>> Begin DATA EXTRACT

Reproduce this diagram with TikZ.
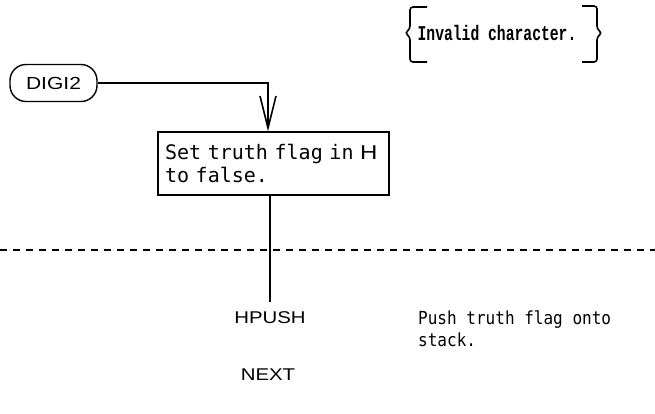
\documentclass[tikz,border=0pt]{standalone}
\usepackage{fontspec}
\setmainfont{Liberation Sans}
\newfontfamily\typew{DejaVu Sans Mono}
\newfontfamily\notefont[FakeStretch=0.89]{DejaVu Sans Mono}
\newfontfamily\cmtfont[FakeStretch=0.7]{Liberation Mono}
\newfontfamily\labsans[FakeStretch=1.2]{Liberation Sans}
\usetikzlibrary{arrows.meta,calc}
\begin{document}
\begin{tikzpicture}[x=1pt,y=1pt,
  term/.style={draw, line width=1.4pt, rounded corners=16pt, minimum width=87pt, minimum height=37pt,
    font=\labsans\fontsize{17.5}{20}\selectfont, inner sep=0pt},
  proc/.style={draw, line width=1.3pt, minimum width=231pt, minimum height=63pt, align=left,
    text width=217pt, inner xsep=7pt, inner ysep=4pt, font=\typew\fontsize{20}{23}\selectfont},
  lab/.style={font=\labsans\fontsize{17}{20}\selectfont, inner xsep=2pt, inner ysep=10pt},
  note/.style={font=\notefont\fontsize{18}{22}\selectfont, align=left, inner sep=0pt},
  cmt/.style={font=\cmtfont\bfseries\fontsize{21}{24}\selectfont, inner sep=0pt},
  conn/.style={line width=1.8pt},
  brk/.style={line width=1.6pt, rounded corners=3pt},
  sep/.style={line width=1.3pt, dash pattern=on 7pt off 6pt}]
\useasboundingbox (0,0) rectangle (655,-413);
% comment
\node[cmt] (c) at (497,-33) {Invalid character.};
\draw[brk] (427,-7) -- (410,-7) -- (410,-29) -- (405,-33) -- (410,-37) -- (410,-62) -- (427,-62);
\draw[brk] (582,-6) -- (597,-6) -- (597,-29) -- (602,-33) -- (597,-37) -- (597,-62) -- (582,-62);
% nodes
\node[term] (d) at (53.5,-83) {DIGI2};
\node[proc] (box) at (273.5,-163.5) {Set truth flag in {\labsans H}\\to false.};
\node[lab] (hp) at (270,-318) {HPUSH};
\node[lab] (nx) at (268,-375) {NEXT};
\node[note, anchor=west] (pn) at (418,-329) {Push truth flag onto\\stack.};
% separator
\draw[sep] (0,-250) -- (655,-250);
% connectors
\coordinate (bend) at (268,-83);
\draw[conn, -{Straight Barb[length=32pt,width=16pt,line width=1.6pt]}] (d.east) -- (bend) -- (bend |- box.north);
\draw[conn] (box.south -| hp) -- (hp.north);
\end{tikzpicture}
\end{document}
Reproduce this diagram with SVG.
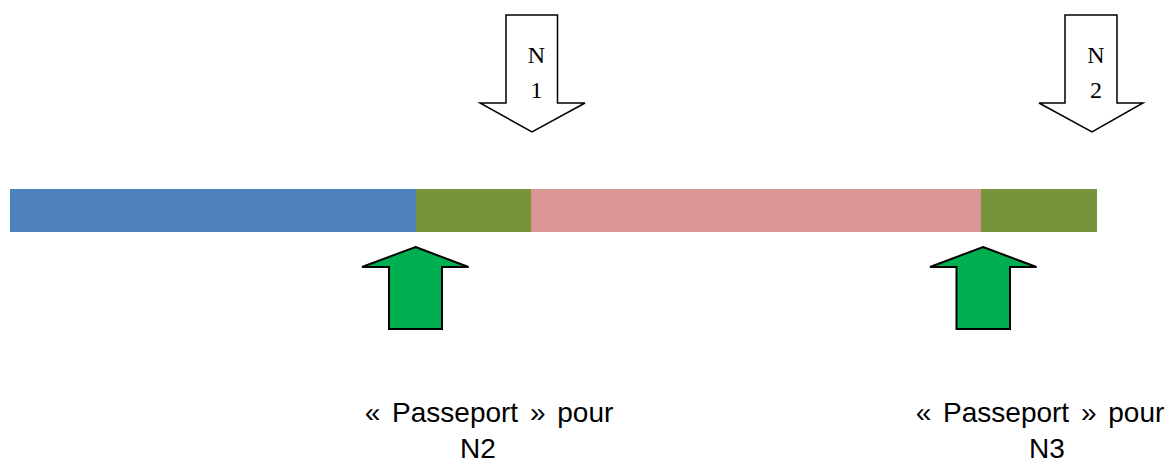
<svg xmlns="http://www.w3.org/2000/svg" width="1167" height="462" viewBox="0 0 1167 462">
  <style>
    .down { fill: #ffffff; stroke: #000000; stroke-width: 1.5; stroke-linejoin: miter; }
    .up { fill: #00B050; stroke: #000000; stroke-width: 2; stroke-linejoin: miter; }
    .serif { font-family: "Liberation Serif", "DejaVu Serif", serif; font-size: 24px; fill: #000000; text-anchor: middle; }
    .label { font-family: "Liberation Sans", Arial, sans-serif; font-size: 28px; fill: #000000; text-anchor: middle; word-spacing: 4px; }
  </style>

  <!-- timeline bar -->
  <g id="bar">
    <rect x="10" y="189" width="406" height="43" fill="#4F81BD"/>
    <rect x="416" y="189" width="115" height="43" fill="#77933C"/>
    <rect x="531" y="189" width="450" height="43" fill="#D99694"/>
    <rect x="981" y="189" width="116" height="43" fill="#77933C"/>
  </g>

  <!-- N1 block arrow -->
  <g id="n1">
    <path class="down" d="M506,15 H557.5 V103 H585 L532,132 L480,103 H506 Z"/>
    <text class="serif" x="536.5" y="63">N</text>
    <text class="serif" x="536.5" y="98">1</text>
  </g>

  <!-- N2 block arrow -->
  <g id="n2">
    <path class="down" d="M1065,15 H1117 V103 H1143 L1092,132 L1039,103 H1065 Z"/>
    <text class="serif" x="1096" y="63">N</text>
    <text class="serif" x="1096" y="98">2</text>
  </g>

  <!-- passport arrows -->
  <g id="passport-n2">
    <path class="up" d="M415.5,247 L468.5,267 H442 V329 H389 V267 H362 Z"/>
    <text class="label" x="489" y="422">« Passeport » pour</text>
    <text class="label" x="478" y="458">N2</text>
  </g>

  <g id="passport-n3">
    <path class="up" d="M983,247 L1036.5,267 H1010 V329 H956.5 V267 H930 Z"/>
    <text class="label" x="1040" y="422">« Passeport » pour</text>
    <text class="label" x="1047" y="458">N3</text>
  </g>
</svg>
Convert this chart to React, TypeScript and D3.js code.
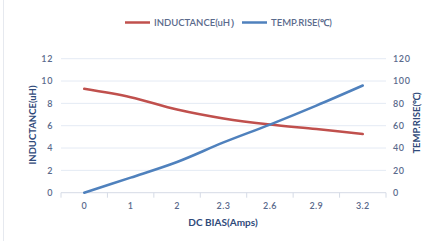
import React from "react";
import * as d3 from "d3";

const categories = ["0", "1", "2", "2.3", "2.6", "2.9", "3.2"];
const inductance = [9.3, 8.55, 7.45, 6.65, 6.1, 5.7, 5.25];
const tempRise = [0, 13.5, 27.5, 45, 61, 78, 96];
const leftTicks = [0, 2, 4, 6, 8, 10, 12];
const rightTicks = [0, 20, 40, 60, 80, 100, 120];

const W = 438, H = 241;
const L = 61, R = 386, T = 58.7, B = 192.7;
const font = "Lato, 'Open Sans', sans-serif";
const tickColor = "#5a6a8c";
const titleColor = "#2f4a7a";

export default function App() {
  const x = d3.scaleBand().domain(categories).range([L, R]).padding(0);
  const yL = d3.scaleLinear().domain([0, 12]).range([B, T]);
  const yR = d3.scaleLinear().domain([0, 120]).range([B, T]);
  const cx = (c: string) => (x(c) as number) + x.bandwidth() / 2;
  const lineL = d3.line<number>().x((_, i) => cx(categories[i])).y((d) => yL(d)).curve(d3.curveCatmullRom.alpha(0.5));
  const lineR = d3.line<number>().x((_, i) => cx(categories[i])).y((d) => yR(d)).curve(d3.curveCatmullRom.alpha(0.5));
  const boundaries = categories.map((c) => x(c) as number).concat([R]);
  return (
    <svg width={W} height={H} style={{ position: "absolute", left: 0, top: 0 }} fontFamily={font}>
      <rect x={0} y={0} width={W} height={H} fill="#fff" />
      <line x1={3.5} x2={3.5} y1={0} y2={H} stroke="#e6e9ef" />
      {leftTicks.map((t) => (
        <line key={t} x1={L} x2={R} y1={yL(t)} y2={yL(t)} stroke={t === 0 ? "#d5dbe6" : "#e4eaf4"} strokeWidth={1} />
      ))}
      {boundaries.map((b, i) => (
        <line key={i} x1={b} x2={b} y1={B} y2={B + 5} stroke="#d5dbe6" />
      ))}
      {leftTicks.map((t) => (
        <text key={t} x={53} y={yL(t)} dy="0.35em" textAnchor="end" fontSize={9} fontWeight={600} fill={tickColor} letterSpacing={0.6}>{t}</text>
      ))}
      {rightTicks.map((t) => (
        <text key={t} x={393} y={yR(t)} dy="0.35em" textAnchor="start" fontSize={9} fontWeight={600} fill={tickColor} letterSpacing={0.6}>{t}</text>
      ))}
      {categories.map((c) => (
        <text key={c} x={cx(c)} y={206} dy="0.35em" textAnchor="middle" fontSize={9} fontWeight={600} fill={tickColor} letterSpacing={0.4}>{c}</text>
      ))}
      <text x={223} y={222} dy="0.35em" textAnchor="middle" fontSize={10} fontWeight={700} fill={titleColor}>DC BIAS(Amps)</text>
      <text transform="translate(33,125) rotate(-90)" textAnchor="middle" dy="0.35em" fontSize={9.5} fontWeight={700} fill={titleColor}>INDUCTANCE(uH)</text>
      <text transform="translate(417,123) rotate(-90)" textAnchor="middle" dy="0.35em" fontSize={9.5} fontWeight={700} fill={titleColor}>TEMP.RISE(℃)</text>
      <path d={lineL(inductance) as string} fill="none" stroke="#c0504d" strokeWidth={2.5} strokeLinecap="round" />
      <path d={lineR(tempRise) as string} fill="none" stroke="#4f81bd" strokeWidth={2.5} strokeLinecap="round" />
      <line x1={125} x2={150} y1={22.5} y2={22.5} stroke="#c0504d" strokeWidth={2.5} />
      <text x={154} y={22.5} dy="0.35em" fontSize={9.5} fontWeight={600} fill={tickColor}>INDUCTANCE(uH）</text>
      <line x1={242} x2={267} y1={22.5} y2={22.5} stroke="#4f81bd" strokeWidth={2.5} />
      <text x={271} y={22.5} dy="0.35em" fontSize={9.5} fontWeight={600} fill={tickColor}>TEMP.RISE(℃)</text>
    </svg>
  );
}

>> End DATA EXTRACT

Omit the pictures. Extract exactly the lines that begin with the one holding "Convert this chart" and end with the one holding "const rightTicks = [0, 20, 40, 60, 80, 100, 120];", inclusive.

Convert this chart to React, TypeScript and D3.js code.
import React from "react";
import * as d3 from "d3";

const categories = ["0", "1", "2", "2.3", "2.6", "2.9", "3.2"];
const inductance = [9.3, 8.55, 7.45, 6.65, 6.1, 5.7, 5.25];
const tempRise = [0, 13.5, 27.5, 45, 61, 78, 96];
const leftTicks = [0, 2, 4, 6, 8, 10, 12];
const rightTicks = [0, 20, 40, 60, 80, 100, 120];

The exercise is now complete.